What surprised me was the realisation that if you back things up properly, and have a decent insurance policy, sorting these things was surprising painless. Stashing everything in the cloud clearly has it uses.
But, as I got on the train home without a phone or wallet, I realised my usual physical tic, of reaching for my iPhone to flick through Twitter and Instagram, or browse promoted emails, wasn’t going to have a pay off.
Instead, I paid attention to my book for more than ten minutes.
It soon dawned on me that with the Bank Holiday approaching, I’d be minus a smartphone for a whole week. How would people contact me? And how would I make calls?
Well, Skype for desktop made life pretty easy when it came to calling the bank about fraud.
And it turns out email and social media were good for everything else.
Sure, there were on-the-fly things I could have used a smartphone for. Checking delayed trains from Kings Cross.
Using maps to locate a pub where my mates were. But by and large I could do these things before I left the house.
More than anything, though, I realised that I’ve become so addicted to my smartphone that I use it as a social security blanket, something to cling to and shut the world out when I have a spare few minutes.
It stops me from fully engaging with the latest episode of Mad Men, breaks my flow when I’m reading before going to bed, keeps me from looking up when I live in one of the most vibrant cities in the world.
Going cold turkey was surprisingly straightforward.

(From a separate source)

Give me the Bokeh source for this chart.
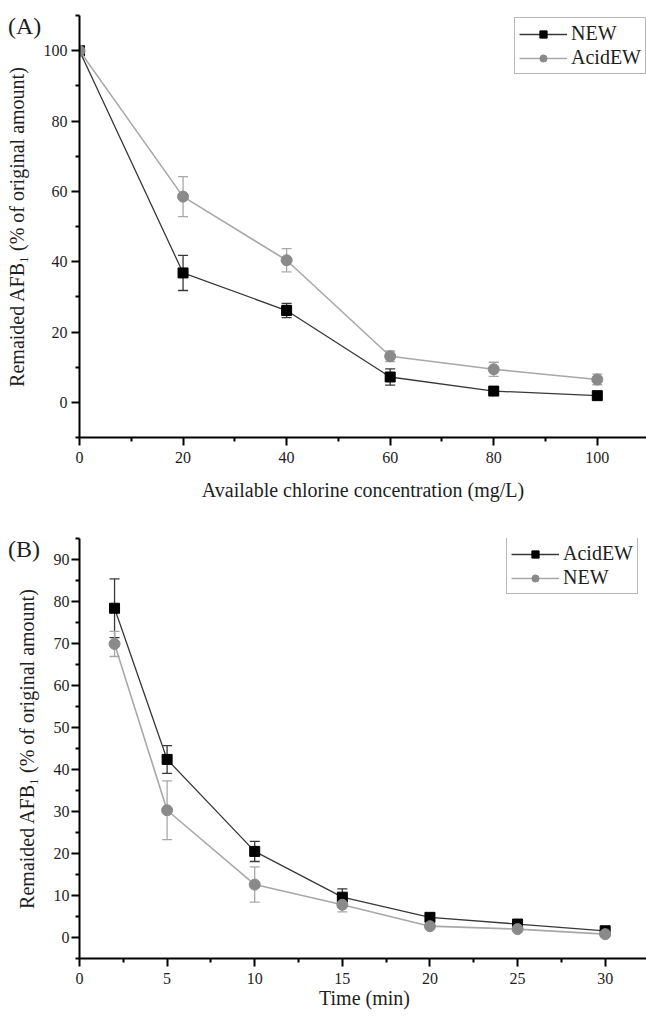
from bokeh.plotting import figure
from bokeh.models import (ColumnDataSource, Whisker, TeeHead, FixedTicker,
                          Legend, LegendItem, Range1d, Div)
from bokeh.layouts import column
from bokeh.embed import file_html
from bokeh.resources import INLINE

# ---------------- Panel A data ----------------
conc = [0, 20, 40, 60, 80, 100]
a_new = [100, 36.8, 26.1, 7.2, 3.2, 1.9]
a_new_err = [0, 5.0, 2.0, 2.3, 0.6, 0.5]
a_acid = [100, 58.5, 40.4, 13.1, 9.4, 6.5]
a_acid_err = [0, 5.7, 3.3, 1.5, 2.0, 1.5]
a_names = ["NEW", "AcidEW"]
a_xticks = [0, 20, 40, 60, 80, 100]
a_yticks = [0, 20, 40, 60, 80, 100]

# ---------------- Panel B data ----------------
times = [2, 5, 10, 15, 20, 25, 30]
b_acid = [78.4, 42.4, 20.5, 9.6, 4.8, 3.2, 1.6]
b_acid_err = [7.0, 3.3, 2.4, 2.0, 0.7, 0.5, 0.5]
b_new = [69.9, 30.3, 12.6, 7.8, 2.7, 2.0, 0.8]
b_new_err = [3.0, 7.0, 4.2, 1.7, 0.7, 0.5, 0.5]
b_names = ["AcidEW", "NEW"]
b_xticks = [0, 5, 10, 15, 20, 25, 30]
b_yticks = [0, 10, 20, 30, 40, 50, 60, 70, 80, 90]

FONT = "Liberation Serif"
DARK = "#383838"
LIGHT = "#a8a8a8"
MARK_GRAY = "#8a8a8a"
TXT = "#1e1e1e"


def whisker(p, x, y, e, color):
    xs = [xi for xi, ei in zip(x, e) if ei > 0]
    up = [yi + ei for yi, ei in zip(y, e) if ei > 0]
    lo = [yi - ei for yi, ei in zip(y, e) if ei > 0]
    src = ColumnDataSource(dict(x=xs, upper=up, lower=lo))
    w = Whisker(source=src, base="x", upper="upper", lower="lower",
                line_color=color, line_width=1.3,
                upper_head=TeeHead(size=10, line_color=color, line_width=1.3),
                lower_head=TeeHead(size=10, line_color=color, line_width=1.3))
    p.add_layout(w)


def panel(x, s1, e1, s2, e2, names, xr, yr, xt, xminor, yt, yminor,
          fw, fh, bl, bt, bb, xlabel, xlab_standoff, ylab_standoff,
          ytick_standoff, leg_loc):
    p = figure(frame_width=fw, frame_height=fh, min_border_left=bl,
               min_border_right=0, min_border_top=bt, min_border_bottom=bb,
               x_range=Range1d(*xr), y_range=Range1d(*yr),
               output_backend="svg", toolbar_location=None,
               background_fill_color="white", border_fill_color="white")
    p.outline_line_color = None
    p.xgrid.visible = False
    p.ygrid.visible = False

    whisker(p, x, s1, e1, DARK)
    l1 = p.line(x, s1, line_color=DARK, line_width=1.3)
    m1 = p.scatter(x, s1, marker="square", size=10, fill_color="black",
                   line_color="black")
    whisker(p, x, s2, e2, LIGHT)
    l2 = p.line(x, s2, line_color=LIGHT, line_width=1.6)
    m2 = p.scatter(x, s2, marker="circle", size=11, fill_color=MARK_GRAY,
                   line_color=MARK_GRAY)

    p.xaxis.ticker = FixedTicker(ticks=xt, minor_ticks=xminor)
    p.yaxis.ticker = FixedTicker(ticks=yt, minor_ticks=yminor)
    for ax in (p.xaxis[0], p.yaxis[0]):
        ax.axis_line_width = 2
        ax.axis_line_color = "black"
        ax.major_tick_line_width = 2
        ax.minor_tick_line_width = 2
        ax.major_tick_line_color = "black"
        ax.minor_tick_line_color = "black"
        ax.major_tick_out = 8
        ax.major_tick_in = 0
        ax.minor_tick_out = 4
        ax.minor_tick_in = 0
        ax.major_label_text_font = FONT
        ax.major_label_text_font_size = "16px"
        ax.major_label_text_color = TXT
        ax.axis_label_text_font = FONT
        ax.axis_label_text_font_size = "20px"
        ax.axis_label_text_font_style = "normal"
        ax.axis_label_text_color = TXT
    p.xaxis.major_label_standoff = 6
    p.yaxis.major_label_standoff = ytick_standoff
    p.xaxis.axis_label = xlabel
    p.xaxis.axis_label_standoff = xlab_standoff
    p.yaxis.axis_label = "Remaided AFB\u2081 (% of original amount)"
    p.yaxis.axis_label_standoff = ylab_standoff

    legend = Legend(items=[LegendItem(label=names[0], renderers=[l1, m1]),
                           LegendItem(label=names[1], renderers=[l2, m2])],
                    location=leg_loc, padding=4, spacing=1,
                    glyph_width=48, glyph_height=18, label_height=18,
                    label_standoff=4, label_text_font=FONT,
                    label_text_font_size="20px", label_text_color=TXT,
                    border_line_color="#707070", border_line_width=1.5,
                    background_fill_color="white", background_fill_alpha=1.0)
    p.add_layout(legend)
    return p


pA = panel(conc, a_new, a_new_err, a_acid, a_acid_err, a_names,
           (0, 109.5), (-10, 110), a_xticks, [10, 30, 50, 70, 90],
           a_yticks, [-10, 10, 30, 50, 70, 90, 110],
           567, 422, 79, 15, 80, "Available chlorine concentration (mg/L)",
           13, 13, 4, (435, 363))

pB = panel(times, b_acid, b_acid_err, b_new, b_new_err, b_names,
           (0, 32.53), (-5, 95), b_xticks,
           [2.5, 7.5, 12.5, 17.5, 22.5, 27.5, 32.5],
           b_yticks, [-5, 5, 15, 25, 35, 45, 55, 65, 75, 85, 95],
           570, 420, 76, 21, 63, "Time (min)", 0, 13, 2, (436, 364))


def tag(text, top):
    return Div(text=text, styles={"position": "absolute", "left": "8px",
                                  "top": f"{top}px", "z-index": "10",
                                  "font-family": FONT, "font-size": "24px",
                                  "line-height": "1", "color": TXT,
                                  "margin": "0", "padding": "0"})


tagA = tag("(A)", 14)
tagB = tag("(B)", 537)

layout = column(tagA, tagB, pA, pB, spacing=0)
open("out.html", "w").write(file_html(layout, INLINE))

That’s not to say I’m happy that someone made off with a phone I saved hard for, or that it will doubtless go abroad and be sold on the black market because IMEI numbers can only be tracked in a home territory.
But it has made me realise that while these slices of technology have without doubt made our lives easier and often richer, they’ve stopped us spending time focusing.
My attention span appears to have grown longer in the past week. I’ve blitzed through books and sat with headphones on listening to whole albums on vinyl.
I haven’t been able to reach for a phone to tweet about what’s on Netflix, so I’ve fully engaged instead.
My new handset arrives today. And, yes, I’ll set it up within seconds of the courier leaving.
But I’ll be making sure it’s turned off at night, that the Health app stays unopened and that I only use it for email when it buzzes with a notification.